The Supreme Court agreed to hear these cases; lower courts in both cases ruled in favor of gay marriage and if the court had not taken the cases it would have cleared the way for gay marriage.
Opponents of gay marriage have consistently argued that marriage has been, is, and always should be between one man and one woman. A group called Protect Marriage outlines these views.
A few days ago they appeared to change tactics; I say “appeared” because I’m still scratching my head over this. You can read the article in Sunday’s Los Angeles Times, and a follow up article in today’s paper.
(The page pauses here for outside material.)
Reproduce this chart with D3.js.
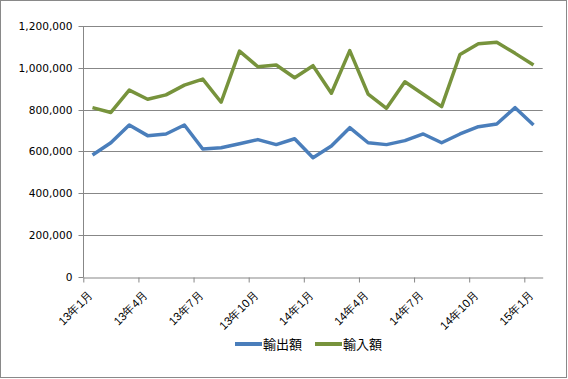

As far as I can tell, this is what happened: Both cases put government in the role of defendant (the state of California in Hollingsworth v. Perry and the federal government in United States v. Windsor) and in both cases the governments refused to defend the laws. Several groups have taken that role, including a group of Republicans in the U.S. House of Representatives. This group hired a former Solicitor General under President Bush, Paul D. Clement, to argue on their behalf.
He filed an argument that said this (my interpretation): Heterosexual unmarried couples live with the possibility of an unexpected pregnancy. Children do better when raised in a home with two parents, and societal pressure for the couple to get married (known colloquially as a “shotgun marriage”) benefits everyone. Homosexual marriage has no possibility of an unexpected pregnancy. Therefore, if we allow gays to marry, we turn marriage from “have to” to “want to.” This will remove the pressure on a heterosexual pregnant couple to get married, and they won’t. This will harm society as children raised by one parent don’t do as well as children raised by two parents.
I can only hope I’m reading it wrong.